◆ Your task: Repeat the data word for word. Do not include the pictures.

◆ Data segment:
------------------------------------
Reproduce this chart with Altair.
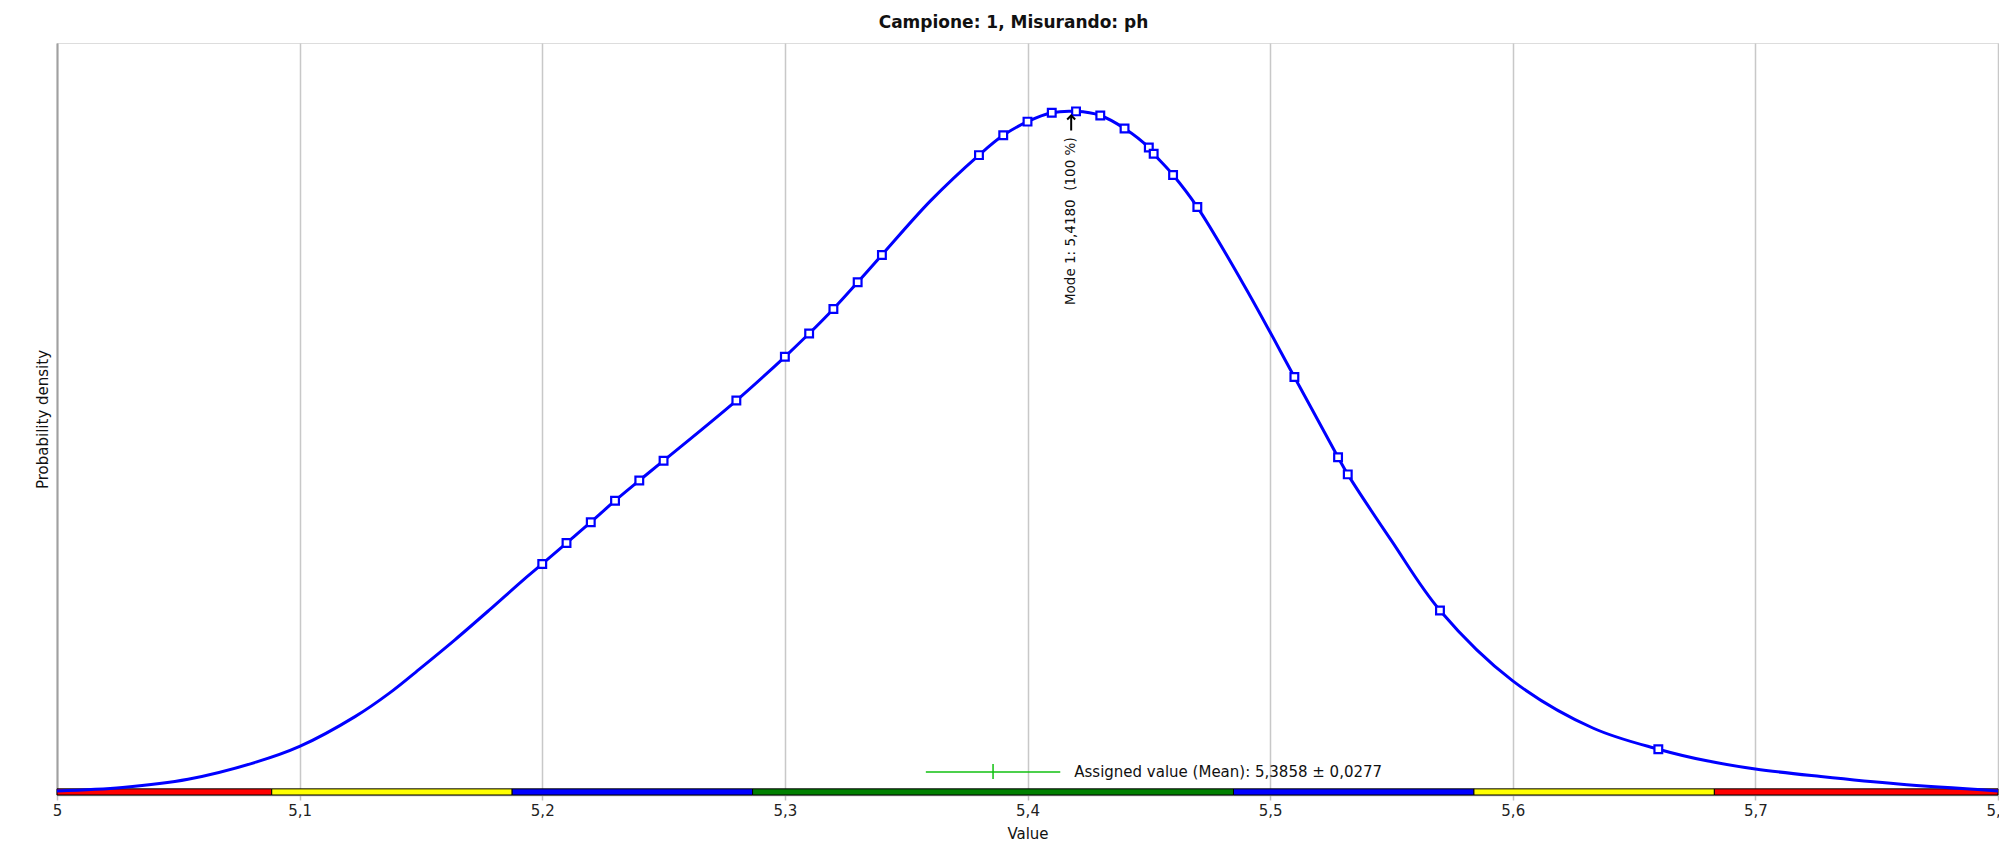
import altair as alt
import pandas as pd

FONT = "DejaVu Sans"

title_text = "Campione: 1, Misurando: ph"
x_title = "Value"
y_title = "Probability density"

# density curve (relative density, peak = 1)
curve_x = [5.000, 5.027, 5.054, 5.082, 5.100, 5.123, 5.137, 5.150, 5.164, 5.178,
           5.192, 5.200, 5.210, 5.220, 5.230, 5.240, 5.250, 5.280, 5.300, 5.310,
           5.320, 5.330, 5.340, 5.360, 5.380, 5.390, 5.400, 5.410, 5.420, 5.430,
           5.440, 5.450, 5.452, 5.460, 5.470, 5.490, 5.510, 5.528, 5.532, 5.550,
           5.570, 5.600, 5.633, 5.660, 5.680, 5.700, 5.727, 5.759, 5.800]
curve_d = [0.006, 0.011, 0.023, 0.048, 0.071, 0.115, 0.149, 0.186, 0.227, 0.270,
           0.314, 0.338, 0.3685, 0.399, 0.4305, 0.460, 0.489, 0.577, 0.641, 0.675,
           0.711, 0.750, 0.790, 0.869, 0.936, 0.965, 0.985, 0.998, 1.000, 0.994,
           0.975, 0.947, 0.938, 0.907, 0.860, 0.741, 0.6115, 0.494, 0.469, 0.372,
           0.270, 0.167, 0.098, 0.067, 0.050, 0.038, 0.027, 0.016, 0.006]

# measured results shown as open squares on the curve
marker_x = [5.20, 5.21, 5.22, 5.23, 5.24, 5.25, 5.28, 5.30, 5.31, 5.32, 5.33, 5.34,
            5.38, 5.39, 5.40, 5.41, 5.42, 5.43, 5.44, 5.45, 5.452, 5.46, 5.47,
            5.51, 5.528, 5.532, 5.57, 5.66]

tick_values = [5.0, 5.1, 5.2, 5.3, 5.4, 5.5, 5.6, 5.7, 5.8]

# coloured score bands along the x axis
band_start = [5.0, 5.0885, 5.1876, 5.2867, 5.4849, 5.5840, 5.6831]
band_end = [5.0885, 5.1876, 5.2867, 5.4849, 5.5840, 5.6831, 5.8]
band_color = ["#ff0000", "#ffff00", "#0000ff", "#008000", "#0000ff", "#ffff00", "#ff0000"]
band_top = 0.009

assigned_mean = 5.3858
assigned_unc = 0.0277
assigned_level = 0.0337
assigned_tick = [0.0234, 0.0454]

mode_value = 5.4180
mode_pct = 100
mode_arrow = [0.972, 0.994]
mode_text_level = 0.962


def fmt(v, n):
    return f"{v:.{n}f}".replace(".", ",")


curve_df = pd.DataFrame({"x": curve_x, "d": curve_d})
lookup = dict(zip(curve_x, curve_d))
marker_df = pd.DataFrame({"x": marker_x, "d": [lookup[round(v, 3)] for v in marker_x]})
band_df = pd.DataFrame({"x": band_start, "x2": band_end, "c": band_color,
                        "y": [0.0] * len(band_start), "y2": [band_top] * len(band_start)})
err_df = pd.DataFrame({"x": [assigned_mean - assigned_unc], "x2": [assigned_mean + assigned_unc],
                       "y": [assigned_level]})
errtick_df = pd.DataFrame({"x": [assigned_mean], "y": [assigned_tick[0]], "y2": [assigned_tick[1]]})
errtext_df = pd.DataFrame({"x": [assigned_mean + assigned_unc], "y": [assigned_level],
                           "t": [f"Assigned value (Mean): {fmt(assigned_mean, 4)} \u00b1 {fmt(assigned_unc, 4)}"]})
arrow_df = pd.DataFrame({"x": [mode_value], "y": [mode_arrow[0]], "y2": [mode_arrow[1]]})
tip_df = pd.DataFrame({"x": [mode_value], "y": [mode_arrow[1]]})
modetext_df = pd.DataFrame({"x": [mode_value], "y": [mode_text_level],
                            "t": [f"Mode 1: {fmt(mode_value, 4)} \u00a0({mode_pct} %)"]})

xscale = alt.Scale(domain=[5.0, 5.8], nice=False, zero=False)
yscale = alt.Scale(domain=[0, 1.1], nice=False, zero=True)
xaxis = alt.Axis(title=x_title, values=tick_values, grid=True, gridColor="#c8c8c8",
                 gridWidth=1.5, labelFlush=False,
                 labelExpr="replace(format(datum.value, '.1~f'), '.', ',')",
                 tickSize=5, tickColor="#c0c0c0", tickWidth=1.5,
                 domainColor="#b0b0b0", domainWidth=1.5,
                 labelFont=FONT, labelFontSize=15, labelColor="#222222", labelPadding=3,
                 titleFont=FONT, titleFontSize=15, titleFontWeight="normal",
                 titleColor="#111111", titlePadding=8)
yaxis = alt.Axis(title=y_title, labels=False, ticks=False, grid=False,
                 domainColor="#a0a0a0", domainWidth=2,
                 titleFont=FONT, titleFontSize=15, titleFontWeight="normal",
                 titleColor="#111111", titlePadding=7)


def X(f):
    return alt.X(f, type="quantitative", scale=xscale, axis=xaxis)


def Y(f):
    return alt.Y(f, type="quantitative", scale=yscale, axis=yaxis)


bands = alt.Chart(band_df).mark_rect(stroke="#000000", strokeWidth=1).encode(
    x=X("x"), x2="x2", y=Y("y"), y2="y2",
    color=alt.Color("c:N", scale=None))

err_h = alt.Chart(err_df).mark_rule(color="#10c010", strokeWidth=1.5).encode(
    x=X("x"), x2="x2", y=Y("y"))
err_v = alt.Chart(errtick_df).mark_rule(color="#10c010", strokeWidth=1.5).encode(
    x=X("x"), y=Y("y"), y2="y2")
err_t = alt.Chart(errtext_df).mark_text(align="left", baseline="middle", dx=14,
                                        font=FONT, fontSize=15, color="#111111").encode(
    x=X("x"), y=Y("y"), text="t:N")

line = alt.Chart(curve_df).mark_line(color="#0000ff", strokeWidth=3,
                                     interpolate="catmull-rom").encode(x=X("x"), y=Y("d"))
points = alt.Chart(marker_df).mark_point(shape="square", filled=True, fill="white",
                                         stroke="#0000ff", strokeWidth=2.2, size=60,
                                         opacity=1).encode(x=X("x"), y=Y("d"))

arrow = alt.Chart(arrow_df).mark_rule(color="#000000", strokeWidth=2).encode(
    x=X("x"), y=Y("y"), y2="y2")
tip = alt.Chart(tip_df).mark_point(shape="M-1,1L0,0L1,1", filled=False, stroke="#000000",
                                   strokeWidth=2, size=64, opacity=1).encode(
    x=X("x"), y=Y("y"))
mode_t = alt.Chart(modetext_df).mark_text(angle=270, align="right", baseline="middle",
                                          font=FONT, fontSize=13.5, color="#111111").encode(
    x=X("x"), y=Y("y"), text="t:N")

chart = alt.layer(bands, err_h, err_v, err_t, line, points, arrow, tip, mode_t).properties(
    width=1941, height=752,
    title=alt.TitleParams(title_text, font=FONT, fontSize=17, fontWeight="bold",
                          color="#111111", offset=11, dx=-14),
    autosize="none",
    padding={"left": 49, "top": 35, "right": 1, "bottom": 50},
).configure_view(stroke="#b8b8b8", strokeWidth=1.5).configure(background="white")

chart.save("out.html", embed_options={"renderer": "svg", "actions": False})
------------------------------------
◆ Solution to this exercise:
Reproduce this chart with Altair.
import altair as alt
import pandas as pd

FONT = "DejaVu Sans"

title_text = "Campione: 1, Misurando: ph"
x_title = "Value"
y_title = "Probability density"

# density curve (relative density, peak = 1)
curve_x = [5.000, 5.027, 5.054, 5.082, 5.100, 5.123, 5.137, 5.150, 5.164, 5.178,
           5.192, 5.200, 5.210, 5.220, 5.230, 5.240, 5.250, 5.280, 5.300, 5.310,
           5.320, 5.330, 5.340, 5.360, 5.380, 5.390, 5.400, 5.410, 5.420, 5.430,
           5.440, 5.450, 5.452, 5.460, 5.470, 5.490, 5.510, 5.528, 5.532, 5.550,
           5.570, 5.600, 5.633, 5.660, 5.680, 5.700, 5.727, 5.759, 5.800]
curve_d = [0.006, 0.011, 0.023, 0.048, 0.071, 0.115, 0.149, 0.186, 0.227, 0.270,
           0.314, 0.338, 0.3685, 0.399, 0.4305, 0.460, 0.489, 0.577, 0.641, 0.675,
           0.711, 0.750, 0.790, 0.869, 0.936, 0.965, 0.985, 0.998, 1.000, 0.994,
           0.975, 0.947, 0.938, 0.907, 0.860, 0.741, 0.6115, 0.494, 0.469, 0.372,
           0.270, 0.167, 0.098, 0.067, 0.050, 0.038, 0.027, 0.016, 0.006]

# measured results shown as open squares on the curve
marker_x = [5.20, 5.21, 5.22, 5.23, 5.24, 5.25, 5.28, 5.30, 5.31, 5.32, 5.33, 5.34,
            5.38, 5.39, 5.40, 5.41, 5.42, 5.43, 5.44, 5.45, 5.452, 5.46, 5.47,
            5.51, 5.528, 5.532, 5.57, 5.66]

tick_values = [5.0, 5.1, 5.2, 5.3, 5.4, 5.5, 5.6, 5.7, 5.8]

# coloured score bands along the x axis
band_start = [5.0, 5.0885, 5.1876, 5.2867, 5.4849, 5.5840, 5.6831]
band_end = [5.0885, 5.1876, 5.2867, 5.4849, 5.5840, 5.6831, 5.8]
band_color = ["#ff0000", "#ffff00", "#0000ff", "#008000", "#0000ff", "#ffff00", "#ff0000"]
band_top = 0.009

assigned_mean = 5.3858
assigned_unc = 0.0277
assigned_level = 0.0337
assigned_tick = [0.0234, 0.0454]

mode_value = 5.4180
mode_pct = 100
mode_arrow = [0.972, 0.994]
mode_text_level = 0.962


def fmt(v, n):
    return f"{v:.{n}f}".replace(".", ",")


curve_df = pd.DataFrame({"x": curve_x, "d": curve_d})
lookup = dict(zip(curve_x, curve_d))
marker_df = pd.DataFrame({"x": marker_x, "d": [lookup[round(v, 3)] for v in marker_x]})
band_df = pd.DataFrame({"x": band_start, "x2": band_end, "c": band_color,
                        "y": [0.0] * len(band_start), "y2": [band_top] * len(band_start)})
err_df = pd.DataFrame({"x": [assigned_mean - assigned_unc], "x2": [assigned_mean + assigned_unc],
                       "y": [assigned_level]})
errtick_df = pd.DataFrame({"x": [assigned_mean], "y": [assigned_tick[0]], "y2": [assigned_tick[1]]})
errtext_df = pd.DataFrame({"x": [assigned_mean + assigned_unc], "y": [assigned_level],
                           "t": [f"Assigned value (Mean): {fmt(assigned_mean, 4)} \u00b1 {fmt(assigned_unc, 4)}"]})
arrow_df = pd.DataFrame({"x": [mode_value], "y": [mode_arrow[0]], "y2": [mode_arrow[1]]})
tip_df = pd.DataFrame({"x": [mode_value], "y": [mode_arrow[1]]})
modetext_df = pd.DataFrame({"x": [mode_value], "y": [mode_text_level],
                            "t": [f"Mode 1: {fmt(mode_value, 4)} \u00a0({mode_pct} %)"]})

xscale = alt.Scale(domain=[5.0, 5.8], nice=False, zero=False)
yscale = alt.Scale(domain=[0, 1.1], nice=False, zero=True)
xaxis = alt.Axis(title=x_title, values=tick_values, grid=True, gridColor="#c8c8c8",
                 gridWidth=1.5, labelFlush=False,
                 labelExpr="replace(format(datum.value, '.1~f'), '.', ',')",
                 tickSize=5, tickColor="#c0c0c0", tickWidth=1.5,
                 domainColor="#b0b0b0", domainWidth=1.5,
                 labelFont=FONT, labelFontSize=15, labelColor="#222222", labelPadding=3,
                 titleFont=FONT, titleFontSize=15, titleFontWeight="normal",
                 titleColor="#111111", titlePadding=8)
yaxis = alt.Axis(title=y_title, labels=False, ticks=False, grid=False,
                 domainColor="#a0a0a0", domainWidth=2,
                 titleFont=FONT, titleFontSize=15, titleFontWeight="normal",
                 titleColor="#111111", titlePadding=7)


def X(f):
    return alt.X(f, type="quantitative", scale=xscale, axis=xaxis)


def Y(f):
    return alt.Y(f, type="quantitative", scale=yscale, axis=yaxis)


bands = alt.Chart(band_df).mark_rect(stroke="#000000", strokeWidth=1).encode(
    x=X("x"), x2="x2", y=Y("y"), y2="y2",
    color=alt.Color("c:N", scale=None))

err_h = alt.Chart(err_df).mark_rule(color="#10c010", strokeWidth=1.5).encode(
    x=X("x"), x2="x2", y=Y("y"))
err_v = alt.Chart(errtick_df).mark_rule(color="#10c010", strokeWidth=1.5).encode(
    x=X("x"), y=Y("y"), y2="y2")
err_t = alt.Chart(errtext_df).mark_text(align="left", baseline="middle", dx=14,
                                        font=FONT, fontSize=15, color="#111111").encode(
    x=X("x"), y=Y("y"), text="t:N")

line = alt.Chart(curve_df).mark_line(color="#0000ff", strokeWidth=3,
                                     interpolate="catmull-rom").encode(x=X("x"), y=Y("d"))
points = alt.Chart(marker_df).mark_point(shape="square", filled=True, fill="white",
                                         stroke="#0000ff", strokeWidth=2.2, size=60,
                                         opacity=1).encode(x=X("x"), y=Y("d"))

arrow = alt.Chart(arrow_df).mark_rule(color="#000000", strokeWidth=2).encode(
    x=X("x"), y=Y("y"), y2="y2")
tip = alt.Chart(tip_df).mark_point(shape="M-1,1L0,0L1,1", filled=False, stroke="#000000",
                                   strokeWidth=2, size=64, opacity=1).encode(
    x=X("x"), y=Y("y"))
mode_t = alt.Chart(modetext_df).mark_text(angle=270, align="right", baseline="middle",
                                          font=FONT, fontSize=13.5, color="#111111").encode(
    x=X("x"), y=Y("y"), text="t:N")

chart = alt.layer(bands, err_h, err_v, err_t, line, points, arrow, tip, mode_t).properties(
    width=1941, height=752,
    title=alt.TitleParams(title_text, font=FONT, fontSize=17, fontWeight="bold",
                          color="#111111", offset=11, dx=-14),
    autosize="none",
    padding={"left": 49, "top": 35, "right": 1, "bottom": 50},
).configure_view(stroke="#b8b8b8", strokeWidth=1.5).configure(background="white")

chart.save("out.html", embed_options={"renderer": "svg", "actions": False})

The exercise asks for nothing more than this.